Thursday, 15 March 2012

Wharram Percy Walk

Not quite the morning I'd hoped for when thinking of taking a wander over to Wharram Percy, the deserted medieval village not far from here.  The fog was pretty thick, so it was dank and cold as I made my way to my walk.

The spot you start the walk down to the village has this information board to give an overview of where you're going.


The route down is part of the Wolds Way.  A walk I must have a go at sometime as it passes through some lovely countryside.  I recently spoke to a fella in the village about this and he confessed to having got a little too enthusiastic and completed it in twenty two hours!  It's just shy of seventy miles, so he was fair motoring!

I was much more leisurely.



When not too far from the village I came across these deer prints.  I must get down to the local chemists to see if they sell plaster of paris to get Charlie making casts of the local faunas tracks.

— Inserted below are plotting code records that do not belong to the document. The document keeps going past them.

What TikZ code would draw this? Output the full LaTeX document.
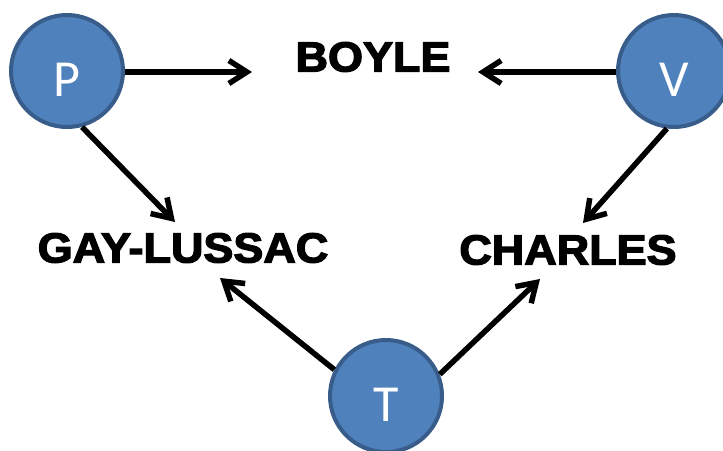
\documentclass[tikz,border=0pt]{standalone}
\usepackage{fontspec}
\usepackage{xcolor}
\usepackage{tikz}
\usetikzlibrary{arrows.meta, positioning, calc}
\newfontfamily\lawfont[BoldFeatures={FakeBold=3}]{Liberation Sans}
\newfontfamily\varfont{Carlito}
\definecolor{varfill}{HTML}{4F81BD}
\definecolor{varedge}{HTML}{385D8A}

\begin{document}
\begin{tikzpicture}[x=1pt, y=-1pt,
    varcirc/.style={circle, fill=varfill, draw=varedge, line width=4pt, minimum size=112pt, inner sep=0pt},
    varletter/.style={text=white, font=\varfont\fontsize{52}{52}\selectfont, inner sep=0pt},
    lawname/.style={font=\lawfont\bfseries\fontsize{42}{42}\selectfont, xscale=1.07, inner sep=0pt},
    arr/.style={line width=5.5pt, -{Straight Barb[length=18pt, width=23pt]}}]
    \useasboundingbox (0,0) rectangle (723,450);

    % Variables
    \node[varcirc] (p) at (67,71) {};
    \node[varcirc] (v) at (674,71) {};
    \node[varcirc] (t) at (386,396) {};
    \node[varletter] (pl) at (67,80) {P};
    \node[varletter] (vl) at (674,80) {V};
    \node[varletter] (tl) at (386,405) {T};

    % Gas laws
    \node[lawname] (boyle) at (373,57) {BOYLE};
    \node[lawname] (gay) at (183,248) {GAY-LUSSAC};
    \node[lawname] (charles) at (568,250) {CHARLES};

    % Arrow ends
    \coordinate (pb) at (252,72);
    \coordinate (vb) at (478,72);
    \coordinate (pg) at (175,222);
    \coordinate (vc) at (583,223);
    \coordinate (tg) at (220,278);
    \coordinate (tc) at (540,279);

    % Arrows
    \draw[arr] (p.east |- pb) -- (pb);
    \draw[arr] (v.west |- vb) -- (vb);
    \draw[arr] (p.-75) -- (pg);
    \draw[arr] (v.-97) -- (vc);
    \draw[arr] (t.153) -- (tg);
    \draw[arr] (t.22) -- (tc);
\end{tikzpicture}
\end{document}
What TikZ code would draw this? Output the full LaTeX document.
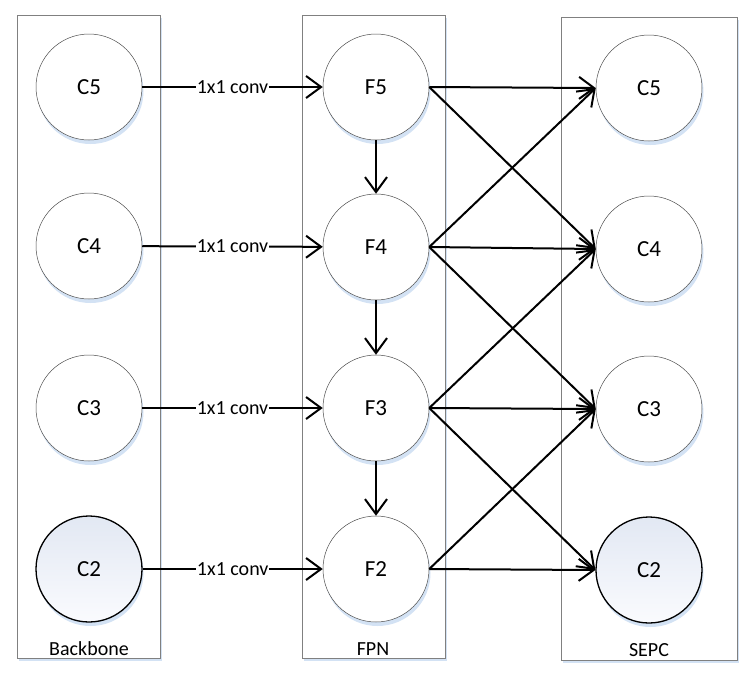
\documentclass[tikz,border=0pt]{standalone}
\usepackage{fontspec}
\setmainfont{Carlito}
\usetikzlibrary{arrows.meta,shadows}
\definecolor{shadowblue}{HTML}{D3E2F4}
\definecolor{boxgrey}{HTML}{808080}
\definecolor{cgtop}{HTML}{E2E8F3}
\definecolor{cgbot}{HTML}{FAFBFE}
\begin{document}
\begin{tikzpicture}[x=1pt,y=-1pt,
  panel/.style={draw=boxgrey,line width=0.8pt,fill=white,
    drop shadow={shadow xshift=2pt,shadow yshift=-3pt,fill=shadowblue,opacity=1}},
  feat/.style={circle,draw=black!70,line width=0.5pt,fill=white,minimum size=106pt,inner sep=0pt,
    font=\fontsize{23}{26}\selectfont,
    drop shadow={shadow xshift=1.5pt,shadow yshift=-4pt,fill=shadowblue,opacity=1}},
  low/.style={feat,draw=black,line width=1.3pt,top color=cgtop,bottom color=cgbot},
  conn/.style={line width=2pt,-{Straight Barb[length=15pt,width=22pt,line width=2pt]}},
  convlbl/.style={fill=white,inner sep=1pt,font=\fontsize{20}{22}\selectfont},
  paneltitle/.style={anchor=base,font=\fontsize{20}{22}\selectfont}]
\useasboundingbox (0,0) rectangle (755,678);
% panels
\draw[panel] (17,15) rectangle (160,658);
\draw[panel] (302,15) rectangle (445,658);
\draw[panel] (561,17) rectangle (737,660);
\node[paneltitle] (tb) at (89,655) {Backbone};
\node[paneltitle] (tf) at (373,655) {FPN};
\node[paneltitle] (ts) at (649,656) {SEPC};
% backbone
\node[feat] (C5) at (89,87) {C5};
\node[feat] (C4) at (89,246) {C4};
\node[feat] (C3) at (89,408) {C3};
\node[low]  (C2) at (89,569) {C2};
% FPN
\node[feat] (F5) at (376,87) {F5};
\node[feat] (F4) at (376,247) {F4};
\node[feat] (F3) at (376,408) {F3};
\node[feat] (F2) at (376,569) {F2};
% SEPC
\node[feat] (S5) at (649,88) {C5};
\node[feat] (S4) at (649,249) {C4};
\node[feat] (S3) at (649,409) {C3};
\node[low]  (S2) at (649,570) {C2};
% lateral
\foreach \i in {5,4,3,2}{
  \draw[conn] (C\i) -- node[convlbl]{1x1 conv} (F\i);
}
% top-down
\draw[conn] (F5) -- (F4);
\draw[conn] (F4) -- (F3);
\draw[conn] (F3) -- (F2);
% SEPC connections
\draw[conn] (F5.east) -- (S5.west);
\draw[conn] (F5.east) -- (S4.west);
\draw[conn] (F4.east) -- (S5.west);
\draw[conn] (F4.east) -- (S4.west);
\draw[conn] (F4.east) -- (S3.west);
\draw[conn] (F3.east) -- (S4.west);
\draw[conn] (F3.east) -- (S3.west);
\draw[conn] (F3.east) -- (S2.west);
\draw[conn] (F2.east) -- (S3.west);
\draw[conn] (F2.east) -- (S2.west);
\end{tikzpicture}
\end{document}
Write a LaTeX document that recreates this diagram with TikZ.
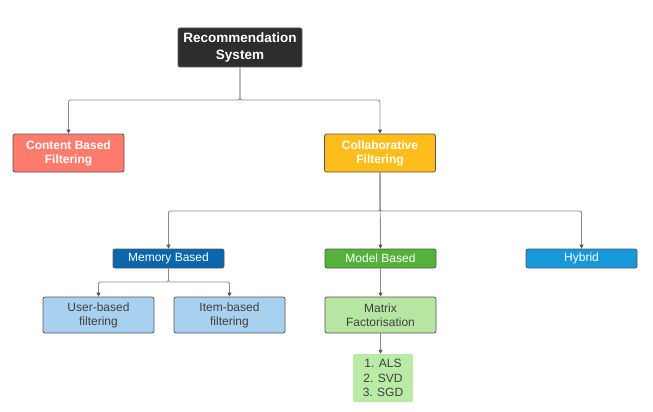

Looking towards two of the restored cottages, these were used by the archaeologists when the dig here was in full swing.  The outline in the foreground shows the plan of an excavated building.  It looks quite big until you realise you would have shared it with cows etc.



This shows the village fish pond which would have provided a good source of protein for a Friday.



A couple of bracket fungi and some Lichen.  I've just re-read H.G. Wells 'War of the Worlds' and this lichen made me think of the red weed the martian's brought with them.



The church of St Martins looking very fallorn in the misty morning light, it remained in use for quite a while after the last tenants had been evicted, the dates on the headstones are as late as the early 19th century.



As you can imagine, this place causes a fair amount of reflection and I couldn't help wonder what the village I live in will look like in a few centuries.  With the inevitable changes the planet will undergo as fuel becomes a rarer and more expensive resource, will the rural landscape change as as a result of folks moving closer to transport networks.  Who knows, our cottage was built shortly after Charles II gained the throne.  If only the walls could talk!